ひと冬でMAX137→143キロへ大幅アップ、開けたプロへの道

上一色中で監督を務めた西尾弘幸氏【写真:伊藤賢汰】

 西尾さんの“予言”は的中する。高2の冬、最高球速は137キロから一気に143キロへアップ。もちろん、持ち味の制球力にも乱れはなかった。高3春の選抜大会では、初戦で愛知・中京大中京高に零封負けを喫するも、自身は8回3安打2失点の快投。同年夏には、甲子園1回戦で大分・明豊高を9回11奪三振完封。プロへの道も開けた。
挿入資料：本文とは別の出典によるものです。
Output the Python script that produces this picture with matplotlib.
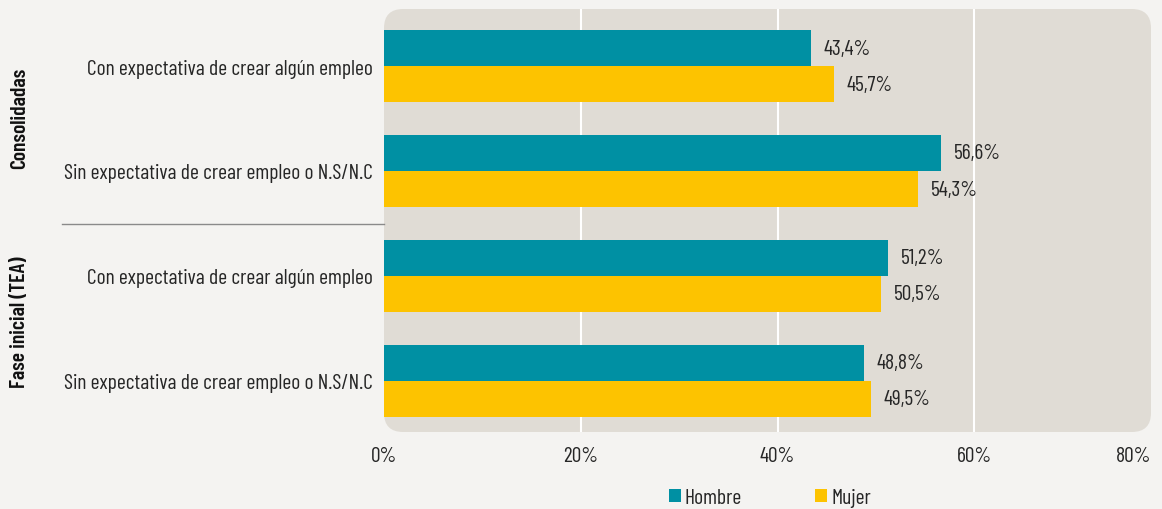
import matplotlib
matplotlib.use("Agg")
import matplotlib.pyplot as plt
from matplotlib.patches import FancyBboxPatch, Patch
from matplotlib.lines import Line2D

categories = ["Con expectativa de crear algún empleo",
              "Sin expectativa de crear empleo o N.S/N.C",
              "Con expectativa de crear algún empleo",
              "Sin expectativa de crear empleo o N.S/N.C"]
groups = ["Consolidadas", "Fase inicial (TEA)"]
hombre = [43.4, 56.6, 51.2, 48.8]
mujer = [45.7, 54.3, 50.5, 49.5]
xticks = [0, 20, 40, 60, 80]
xticklabels = ["0%", "20%", "40%", "60%", "80%"]
series = ["Hombre", "Mujer"]

TEAL = "#0090a3"
YELLOW = "#fdc300"
BG = "#f4f3f1"
PANEL = "#e0dcd5"
TXT = "#262626"

FONT = ["Barlow Condensed", "DejaVu Sans"]
plt.rcParams["font.family"] = FONT
plt.rcParams["font.weight"] = 400
FS = 15.5

W, H = 1162, 510
fig = plt.figure(figsize=(W / 100, H / 100), dpi=100, facecolor=BG)
x0, x1 = 384, 1151
y0, y1 = 10, 433
ax = fig.add_axes([x0 / W, 1 - y1 / H, (x1 - x0) / W, (y1 - y0) / H])
ax.set_facecolor("none")
xmax = (x1 - x0) / 9.84
ax.set_xlim(0, xmax)
ax.set_ylim(3.486, -0.543)

panel = FancyBboxPatch((0, 0), 1, 1, boxstyle="round,pad=0,rounding_size=0.025",
                       transform=ax.transAxes, facecolor=PANEL, edgecolor="none",
                       zorder=0, mutation_aspect=(x1 - x0) / (y1 - y0))
ax.add_patch(panel)
for t in xticks[1:]:
    if t < xmax:
        ax.axvline(t, color="white", lw=1.5, zorder=1)

h = 0.343
ys = list(range(len(categories)))
ax.barh([y - h / 2 for y in ys], hombre, height=h, color=TEAL, zorder=2)
ax.barh([y + h / 2 for y in ys], mujer, height=h, color=YELLOW, zorder=2)
for y, a, b in zip(ys, hombre, mujer):
    ax.text(a + 1.3, y - h / 2, f"{a:.1f}%".replace(".", ","), va="center", ha="left",
            fontsize=FS, color=TXT)
    ax.text(b + 1.3, y + h / 2, f"{b:.1f}%".replace(".", ","), va="center", ha="left",
            fontsize=FS, color=TXT)

for s in ax.spines.values():
    s.set_visible(False)
ax.set_yticks(ys)
ax.set_yticklabels(categories, fontsize=FS, color=TXT)
ax.tick_params(axis="y", length=0, pad=8)
ax.set_xticks([t for t in xticks if t < xmax])
ax.set_xticklabels([l for t, l in zip(xticks, xticklabels) if t < xmax], fontsize=FS, color=TXT)
ax.tick_params(axis="x", length=0, pad=10)
ax.annotate(xticklabels[-1], xy=(1.0, 0.0), xycoords="axes fraction", xytext=(0, -10),
            textcoords="offset points", ha="right", va="top", fontsize=FS, color=TXT)

# separator and group labels
fig.add_artist(Line2D([62 / W, x0 / W], [1 - 225 / H, 1 - 225 / H], color="#8a8a8a", lw=1))
fig.text(20 / W, 1 - 118 / H, groups[0], rotation=90, ha="center", va="center",
         fontsize=FS, fontweight=600, color="#111111")
fig.text(20 / W, 1 - 322 / H, groups[1], rotation=90, ha="center", va="center",
         fontsize=FS, fontweight=600, color="#111111")

handles = [Patch(facecolor=TEAL, label=series[0]), Patch(facecolor=YELLOW, label=series[1])]
leg = fig.legend(handles=handles, loc="center", bbox_to_anchor=(770 / W, 1 - 499 / H),
                 ncol=2, frameon=False, fontsize=FS, handlelength=0.55, handleheight=0.55,
                 handletextpad=0.2, columnspacing=3.4)
for t in leg.get_texts():
    t.set_color(TXT)

fig.savefig("out.png", dpi=100, facecolor=BG)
 西尾さんについて「中学時代は怖いというイメージでしたが、中学の野球部を引退してからも親身になって相談に乗っていただき、生徒のことを凄く考えてくれていたのだなと気づきました」と感慨深げに振り返る。技術科教員で生活指導担当でもあり、「学業では『2は取るな』と言われていました。終業式のたびに通知表を持って西尾先生の所へ行き、よく叱られました」と苦笑した。

 2021年ドラフト5位でDeNA入り。昨年は精密な制球力を評価され1軍の開幕ローテ候補に挙げられながら、オープン戦で右肘痛を発症。トミー・ジョン手術を受けた。それでも今年6月12日、イースタン・リーグのロッテ戦にリリーフ登板し、約1年3か月ぶりに実戦復帰。天国の恩師へ、1軍で活躍する姿を見せることを心に誓っている。